Mi primo me propuso viajar a Patmos, una isla bellísima, donde se decía que San Juan había escrito el Apocalipsis, muy cerca de la costa de Turquía. Así lo hice. Viví durante meses en una pequeña habitación sin puerta escuchando a mis tías hablar y reír a los gritos hasta la medianoche. La isla era aterradoramente bella. Desde cualquier colina se veía un mar dorado, negro, blanco, gris. Había días en que la belleza me hacía bien, otros me dañaba en lo hondo.

A veces paseando sola me topaba con pastores ancianísimos y con sus cabras. ¿Eran como yo, me preguntaba, eran verdaderamente como yo?

Al año siguiente viajé a Rethimon y trabajé en Creta en la cosecha de naranjas. Aprendí griego, las manos se me llagaron una y otra vez. De noche dormía como un fardo pero aún así soñaba con las piedras de Siena y el profesor. Cada tanto el barco del correo me traía sus cartas. Eran cartas de un romanticismo antiguo,  fulgurante.

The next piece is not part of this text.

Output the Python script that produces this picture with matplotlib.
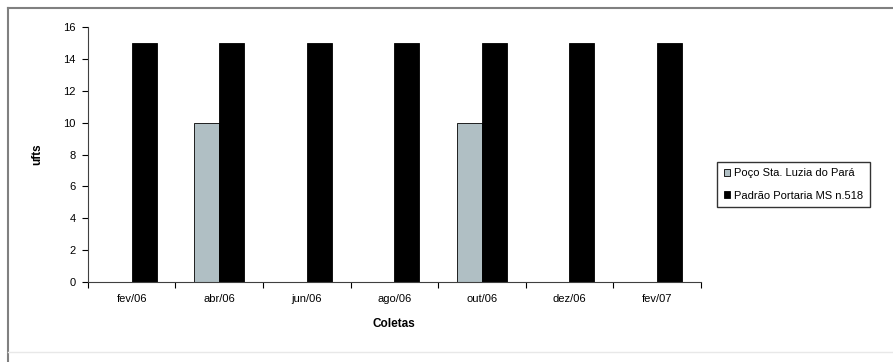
import numpy as np
import matplotlib.pyplot as plt
from matplotlib.lines import Line2D

plt.rcParams['font.family'] = ['Liberation Sans', 'DejaVu Sans']

coletas = ['fev/06', 'abr/06', 'jun/06', 'ago/06', 'out/06', 'dez/06', 'fev/07']
poco = [0, 10, 0, 0, 10, 0, 0]
padrao = [15, 15, 15, 15, 15, 15, 15]
series_labels = ['Poço Sta. Luzia do Pará', 'Padrão Portaria MS n.518']

fig = plt.figure(figsize=(8.93, 3.62), dpi=100)
ax = fig.add_axes([0.0985, 0.221, 0.686, 0.704])

# chart area border (top and left edges)
fig.add_artist(Line2D([0.009, 1.0], [0.978, 0.978], color='#808080', lw=1.5))
fig.add_artist(Line2D([0.009, 0.009], [0.0, 0.978], color='#808080', lw=1.5))
fig.add_artist(Line2D([0.009, 1.0], [0.028, 0.028], color='#e8e8e8', lw=1))

x = np.arange(len(coletas))
w = 0.286
ax.bar(x - w / 2, poco, w, color='#b0bfc4', edgecolor='black', linewidth=0.6,
       label=series_labels[0])
ax.bar(x + w / 2, padrao, w, color='black', edgecolor='black', linewidth=0.6,
       label=series_labels[1])

ax.set_xlim(-0.5, len(coletas) - 0.5)
ax.set_ylim(0, 16)
ax.set_yticks(range(0, 17, 2))
ax.set_xticks(x)
ax.set_xticklabels(coletas, fontsize=8)
ax.set_xticks(np.arange(-0.5, len(coletas), 1), minor=True)
ax.tick_params(axis='x', which='major', length=0, pad=9)
ax.tick_params(axis='x', which='minor', length=4, direction='out', width=0.8)
ax.tick_params(axis='y', length=4, direction='out', width=0.8, labelsize=8, pad=5)

ax.spines['top'].set_visible(False)
ax.spines['right'].set_visible(False)
ax.spines['left'].set_color('#404040')
ax.spines['bottom'].set_color('#404040')

ax.set_xlabel('Coletas', fontsize=8.5, fontweight='bold', labelpad=10)
ax.set_ylabel('ufts', fontsize=8.5, fontweight='bold', labelpad=14)

fig.legend(loc='upper left', bbox_to_anchor=(0.803, 0.553), fontsize=8,
           frameon=True, fancybox=False, edgecolor='black', handlelength=0.6,
           handleheight=0.6, handletextpad=0.3, borderpad=0.6, labelspacing=1.1,
           borderaxespad=0)

fig.savefig('out.png', dpi=100)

Yo apenas las contestaba con una postal.

Cuando contaba con veintisiete años volví a Athenas para despedirme de mi primo y llegar al aeropuerto.

En  la navidad de l963 regresé a Uruguay. La noche anterior a mi regreso hice el amor con mi primo, su cuerpo fallido lleno de cicatrices me resultó muy hermoso y aún me lo resulta en la memoria.

Por varios años el profesor me escribió aventurando la idea de atravesar el Atlántico y venir a verme. También me enviaba telegramas con mensajes cortos, intensos. Yo guardaba estos telegramas en los libros de texto . Durante treinta y cinco años di clases de italiano en varios espantosos liceos, y en los exámenes oscilaba entre la apatía y la cólera, entre el desprecio y la piedad por mis alumnos.

Hoy  Adela regresó y me pidió dinero. Yo le dije que sí, que por supuesto, fui hasta la biblioteca, y tomé de adentro del  forro de un viejo cuaderno trescientos dólares. Cuando regresé con los billetes la encontré llorando, desconsoladamente llorando, llena de mocos y con los párpados con forma de pelota.

Me dijo que estaba embarazada. Me dijo que tenía terror de ser madre soltera. Me dijo que tenía terror de quitarse el niño.

Yo la dejé llorar, hasta que se durmió vestida, sobre el sofá.

Cuando se despertó, horas más tarde,  le dije que yo podía ayudarla con el niño, cuidarlo mientras ella trabajaba, pagarle la guardería, quedarme con él los sábados de noche para que pudiera ir al cine, coserle la ropa y comprarle los pañales desechables. Tengo sesenta años y quizás pueda vivir hasta la adolescencia de su hijo.

Adela estaba desgreñada, hinchada, silenciosa. Tras unos diez minutos de hermetismo me dijo que sí.